En relación a lo anterior, me desdigo de la propuesta inicial en cuanto a que este frente de obras debía estar en la próxima bienal de artes mediales. En verdad, debía estar en un museo a secas, como expresión de las nuevas formas de un arte emergente que no debe ser reducido al reconocimiento burocrático de la medialidad como excusa.  

No es lo mismo que este frente de obras sea programado en la política de exhibiciones del MNBA o del MAC, a que aparezca como programa de una bienal  alojada en dichos museos, que no hace más que reproducir la academización de la instalación-video.    

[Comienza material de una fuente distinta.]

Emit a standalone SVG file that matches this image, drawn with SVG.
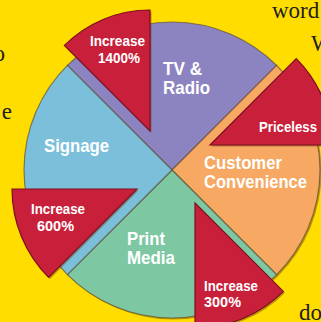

La garantización museal autónoma asegura la inscriptividad de las obras en la “institución-artes visuales” en forma.  La medialidad y la videalidad  de las aproximaciones han sido tan solo una estrategia de ocupación de espacios,  “en tono CNCA”, de  parte de agentes que siempre han ocupado un lugar secundario en la escena. En lo relativo a este frente de obras, insisto, la autonomía es necesaria porque revelan la existencia de una densidad que, estoy cierto, definirá la escena futura, pero de las artes visuales; no solo de la producción de cine o de video.  Lo cual  impone en este terreno  la exigencia de que los autores deban asumir su responsabilidad como curadores efectivos de una iniciativa compleja y coherente.